- _What is asked_
From the listing, collect all lines containing the word "chart".

- _Data lines_
★ ★ ★

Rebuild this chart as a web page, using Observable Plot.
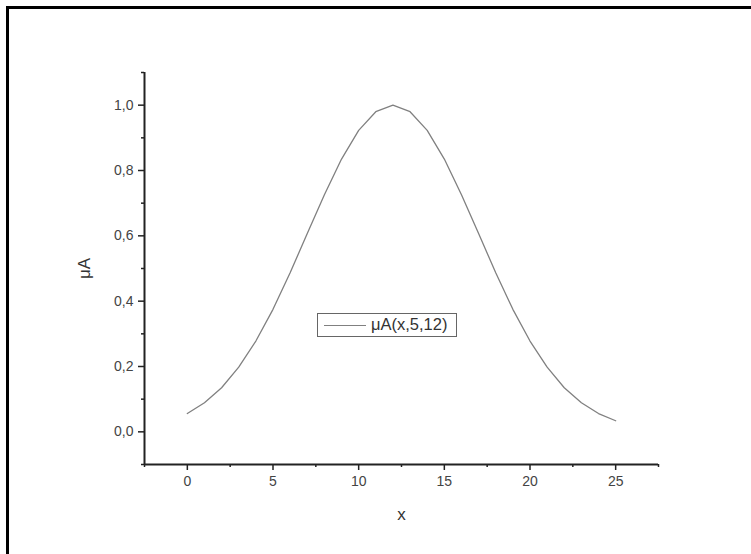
<!DOCTYPE html>
<html><head><meta charset="utf-8">
<script src="https://cdn.jsdelivr.net/npm/d3@7"></script>
<script src="https://cdn.jsdelivr.net/npm/@observablehq/plot@0.6"></script>
<style>
body{margin:0;background:#fff;font-family:"Liberation Sans",Arial,sans-serif;}
#wrap{position:relative;width:751px;height:554px;overflow:hidden;}
#frame{position:absolute;left:6px;top:6px;width:760px;height:560px;border-top:3px solid #000;border-left:3px solid #000;box-sizing:border-box;}
#legend{position:absolute;left:317px;top:313px;width:140px;height:24px;border:1px solid #666;box-sizing:border-box;background:#fff;font-size:16.5px;color:#333;}
#legend .ln{position:absolute;left:6px;top:11px;width:42px;height:0;border-top:1.3px solid #808080;}
#legend .tx{position:absolute;left:53px;top:1px;white-space:nowrap;}
#chart{position:absolute;left:0;top:0;}
</style></head>
<body><div id="wrap"><div id="chart"></div><div id="frame"></div>
<div id="legend"><div class="ln"></div><div class="tx">μA(x,5,12)</div></div></div>
<script>
const xs = [0,1,2,3,4,5,6,7,8,9,10,11,12,13,14,15,16,17,18,19,20,21,22,23,24,25];
const mu = [0.056,0.089,0.135,0.198,0.278,0.375,0.487,0.607,0.726,0.835,0.923,0.980,1.000,0.980,0.923,0.835,0.726,0.607,0.487,0.375,0.278,0.198,0.135,0.089,0.056,0.034];
const xMajor = [0,5,10,15,20,25];
const xMinor = [-2.5,2.5,7.5,12.5,17.5,22.5,27.5];
const yMajor = [0,0.2,0.4,0.6,0.8,1.0];
const yMinor = [-0.1,0.1,0.3,0.5,0.7,0.9,1.1];
const data = xs.map((x,i)=>({x, y: mu[i]}));
const fmt = d => d.toFixed(1).replace('.', ',');
const chart = Plot.plot({
  width: 751, height: 554,
  marginLeft: 144, marginTop: 72, marginRight: 93, marginBottom: 90,
  x: {domain: [-2.5, 27.5]},
  y: {domain: [-0.1, 1.1]},
  style: {fontFamily: '"Liberation Sans", Arial, sans-serif', background: "transparent"},
  marks: [
    Plot.axisX({ticks: xMinor, tickSize: 3, tickFormat: () => "", stroke: "#222", strokeWidth: 1.5, label: null}),
    Plot.axisY({ticks: yMinor, tickSize: 3, tickFormat: () => "", stroke: "#222", strokeWidth: 1.5, label: null}),
    Plot.axisX({ticks: xMajor, tickSize: 6, tickPadding: 6, fontSize: 14, fill: "#444", stroke: "#222", strokeWidth: 1.5,
      label: "x", labelAnchor: "center", labelArrow: "none", labelOffset: 55}),
    Plot.axisY({ticks: yMajor, tickSize: 6, tickPadding: 5, tickFormat: fmt, fontSize: 14, fill: "#444", stroke: "#222", strokeWidth: 1.5,
      label: "μA", labelAnchor: "center", labelArrow: "none", labelOffset: 67}),
    Plot.ruleX([-2.5], {stroke: "#222", strokeWidth: 2}),
    Plot.ruleY([-0.1], {stroke: "#222", strokeWidth: 2}),
    Plot.line(data, {x: "x", y: "y", stroke: "#808080", strokeWidth: 1.3})
  ]
});
chart.querySelectorAll('[aria-label="x-axis label"] text, [aria-label="y-axis label"] text').forEach(t => { t.style.fontSize = "17px"; t.setAttribute("fill", "#333"); });
document.getElementById("chart").appendChild(chart);
</script></body></html>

★ ★ ★

- _Answer in full_
Rebuild this chart as a web page, using Observable Plot.
#chart{position:absolute;left:0;top:0;}
<body><div id="wrap"><div id="chart"></div><div id="frame"></div>
const chart = Plot.plot({
chart.querySelectorAll('[aria-label="x-axis label"] text, [aria-label="y-axis label"] text').forEach(t => { t.style.fontSize = "17px"; t.setAttribute("fill", "#333"); });
document.getElementById("chart").appendChild(chart);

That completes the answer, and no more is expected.